- Nathan: Yeah, so my mum opens the door and she's like 'ahhhhh!' And I'm like 'I'm immortal!', and then she fainted, face plants on the radiator. There's blood and teeth everywhere.
- Kelly: Is she all right?
- Nathan: Yeah, she's fine. Apart from the whole... face.
- Curtis Donovan: How did you tell it to your dad?
- Nathan: I told him I faked my death as part of an elaborate life insurance scam. He was not a happy man.
- Simon Bellamy: You expect me to tell you anything after how you've treated me? After all the names you've called me?
- Nathan: What names?
- Simon Bellamy: Weird kid. Panty sniffer. Virgin. Freak. Twat. Pervert. Paedophile... Melon fucker! I just want to be your friend.
- Nathan: Sure, man.
- Simon Bellamy: We should set up a password, then we can say it to each other so we know it's us.
- Nathan: Monkeyslut!
- Alisha: We're not having Monkeyslut as a password.
- Nathan: What are the chances of that being used in a normal conversation? Kinda low, no?
- Kelly: Awww, just go with it... Monkeyslut!
- Nathan: [pumps fist] Yeeeaahhhh!
- Curtis Donovan: It's a wind-up.

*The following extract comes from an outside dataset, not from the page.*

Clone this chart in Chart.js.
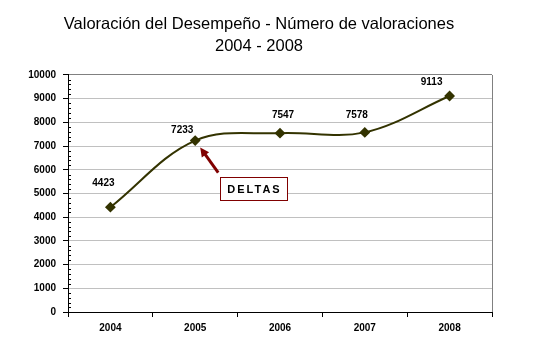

Who uses a paper aeroplane?
- Kelly: Well, whoever it is, they're going to get a slap.
- Simon Bellamy: I - I don't think you should slap them.
- Curtis Donovan: To her, that's like saying hello.
- Kelly: Are you trying to say something, yeah?
- Curtis Donovan: No...
- Curtis Donovan: [Nathan wakes up out of the coffin] What the fuck?
- Nathan: You should see the looks on your faces. Classic! Hey guess what? I'm immortal! Can you believe this shit? I've told you I had a power. Oh, looks like they saved the best for last, huh? Immortality... that's off the A-list.
- Shaun: They told me you were dead.
- Nathan: Really?
- [checks his pulse]
- Nathan: Apparently not. Could a dead man do this?
- [dances, hits his head on his locker]
- Shaun: Well, I'll put you back in the system.
- Nathan: What? I was out of the system? I was a free man? If I didn't show up, no one would've come looking for me?
- Shaun: [shrugs] We thought you were dead.
- Nathan: Hey, no offense. A lot of people say I'm mentally ill but obviously I'm not, because I'm over here, and you're over there... with the other crazies.
- Nathan: Uuuugh. I don't know what is going on with my guts. It's all hot-cross buns and Easter eggs when Jesus gets resurrected.
- Nathan Young: So basically... he's had a blowjob off your girlfriend, and you haven't...
- Curtis Donovan: Shut up man, it wasn't her...
- Nathan Young: It looked like her...
- Curtis Donovan: It wasn't her...
- Nathan Young: It had her mouth...
- Curtis Donovan: Wasn't her brain...
- Nathan Young: Who cares about her brain when your balls are resting on her chin!
- Curtis Donovan: [holding bat to Nathan's face] Say another word. I dare you. Do it!
- Nathan Young: [guffaws] I didn't do anything... be angry with him.
- Simon Bellamy: [stuttering] ... I-I didn't know what was happening... she-she just... and then she... before I knew it, she was...
- Nathan Young: Sucking your cock!
- Nathan: The siren call of the blowjob renders all men powerless. That's how girls trick ya into marryin' them!
- Simon Bellamy: Do you like food?
- Alisha: Do I like food?
- Simon Bellamy: I mean, eating. We could go for a pizza, and some garlic dough balls.
- Alisha: Are you asking me out?
- Simon Bellamy: [nods] I think about you. Not just since you...
- Alisha: You think about me? Have you been wanking over me? If you wank over someone, wank over Kelly, yeah? Freak.
- Simon Bellamy: Why are you doing this to me?
- Kelly Bailey: So if you're not dead, how come you smell so bad?
- Nathan Young: I appear to have shat myself.